My Wednesday mornings in the garden’s nursery were wonderful. The other volunteers were, generally, the right amount of interesting and talkative to make the morning feel like an outing among friends and not hours repotting plants in the heat. But I began to feel more of an outsider as the other volunteers would talk about their evolving plans for their gardens (or “land” as one referred to her acre) and their familiarity with different plants, while I was only fostering a lone bromeliad on the lanai and uncovering no desire to immerse myself in botany books. I remained a plant lover on a “looks beautiful” basis, not a “Latin name and uses” basis. I also began to wonder if my volunteer hours would be better spent directly helping others, rather than puttering around the garden so it could raise funds through the sale of potted plants. It seems that for me the right volunteer activity needs to effectively blend dedication to cause with personal fulfillment. A true give and get.

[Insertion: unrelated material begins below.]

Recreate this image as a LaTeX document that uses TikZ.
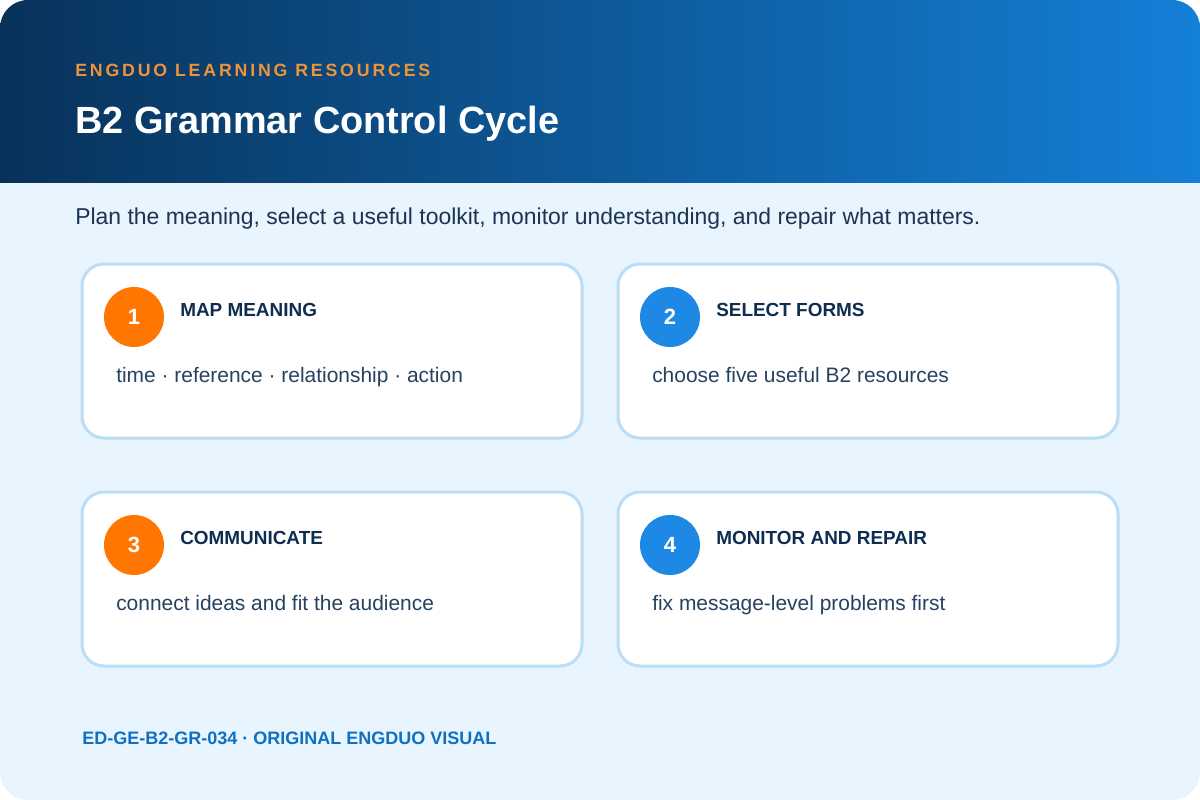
\documentclass[tikz,border=0pt]{standalone}
\usepackage{fontspec}
\setmainfont{Liberation Sans}
\definecolor{bodybg}{RGB}{232,244,254}
\definecolor{hdleft}{RGB}{8,50,90}
\definecolor{hdright}{RGB}{20,128,216}
\definecolor{kicker}{RGB}{240,147,58}
\definecolor{cardedge}{RGB}{187,221,245}
\definecolor{navy}{RGB}{14,45,80}
\definecolor{subtxt}{RGB}{28,52,82}
\definecolor{bodytxt}{RGB}{38,66,96}
\definecolor{orng}{RGB}{255,118,0}
\definecolor{blu}{RGB}{30,136,229}
\definecolor{foot}{RGB}{16,112,192}
\tikzset{
  x=0.75pt, y=-0.75pt,
  card/.style={draw=cardedge, line width=2.25pt, fill=white, rounded corners=16.5pt},
  badge/.style={circle, minimum size=45pt, inner sep=0pt, text=white, font=\bfseries\fontsize{16.5}{20}\selectfont},
  cardtitle/.style={anchor=base west, inner sep=0pt, text=navy, font=\bfseries\fontsize{14.2}{17}\selectfont},
  cardtext/.style={anchor=base west, inner sep=0pt, text=bodytxt, font=\fontsize{15.7}{19}\selectfont},
}
\begin{document}
\begin{tikzpicture}
\useasboundingbox (0,0) rectangle (1200,800);
\begin{scope}
  \clip[rounded corners=21pt] (0,0) rectangle (1200,800);
  \fill[bodybg] (0,0) rectangle (1200,800);
  \shade[left color=hdleft, right color=hdright] (0,0) rectangle (1200,182);
\end{scope}
\node[anchor=base west, inner sep=0pt, text=kicker, font=\bfseries\fontsize{13.3}{16}\selectfont\addfontfeature{LetterSpace=16}] (kick) at (75,76) {ENGDUO LEARNING RESOURCES};
\node[anchor=base west, inner sep=0pt, text=white, font=\bfseries\fontsize{28.4}{34}\selectfont] (title) at (75,133) {B2 Grammar Control Cycle};
\node[anchor=base west, inner sep=0pt, text=subtxt, font=\fontsize{17.2}{20}\selectfont] (sub) at (75,224) {Plan the meaning, select a useful toolkit, monitor understanding, and repair what matters.};

\draw[card] (82,264) rectangle (582,438);
\draw[card] (618,264) rectangle (1118,438);
\draw[card] (82,492) rectangle (582,666);
\draw[card] (618,492) rectangle (1118,666);

\node[badge, fill=orng] (b1) at (134,317) {1};
\node[badge, fill=blu] (b2) at (670,317) {2};
\node[badge, fill=orng] (b3) at (134,545) {3};
\node[badge, fill=blu] (b4) at (670,545) {4};

\node[cardtitle] (t1) at (180,316) {MAP MEANING};
\node[cardtitle] (t2) at (716,316) {SELECT FORMS};
\node[cardtitle] (t3) at (180,544) {COMMUNICATE};
\node[cardtitle] (t4) at (716,544) {MONITOR AND REPAIR};

\node[cardtext] (d1) at (116,382) {time · reference · relationship · action};
\node[cardtext] (d2) at (652,382) {choose five useful B2 resources};
\node[cardtext] (d3) at (116,610) {connect ideas and fit the audience};
\node[cardtext] (d4) at (652,610) {fix message-level problems first};

\node[anchor=base west, inner sep=0pt, text=foot, font=\bfseries\fontsize{13.5}{16}\selectfont] (ft) at (82,744) {ED-GE-B2-GR-034 · ORIGINAL ENGDUO VISUAL};
\end{tikzpicture}
\end{document}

So, fun in the garden is out. Tutoring in an elementary school is in.

My Tuesday mid-days are now spent with 1st and 2nd graders in a high poverty school, helping out their teachers and them. Two weeks down. I feel of use there applying some skills, some compassion for the students, some empathy for the teachers, and lots of love being part of the village raising our children. And they are our children, because this isn’t about yours or mine, but about making each child feel valued.

I’m there to help with reading and writing, one-on-one or walking around the room helping whoever needs it at the moment. It is surprising, in a good way, how quickly I feel that I’m part of the group. In the first week, one girl was dismissive, as she had a right to be; after all, who is this new person in our classroom and why do I have to interact with her? This week, when I was at the door ready to leave, she came up and gave me a hug. Momentary mission-accomplished.

Not being the teacher in the classroom responsible for lessons and assessments is freeing. It is a distilled version of teaching, which, distilled even further, is an adult helping a child. Within the two hours I was there, I tied shoelaces, commented on drawings, enthused over sentences, and gave pep-talks on reading, oh, and permission to go to the in-class bathroom. Time well-spent. Experiences like this show me that I made the right move when I became a teacher mid-career (abandoning high-tech marketing writing), because one way my soul expresses itself is by reflecting back to children what is within. It also shows that retirement is the time to fully live that expression—in between a late breakfast and a swim in the pool.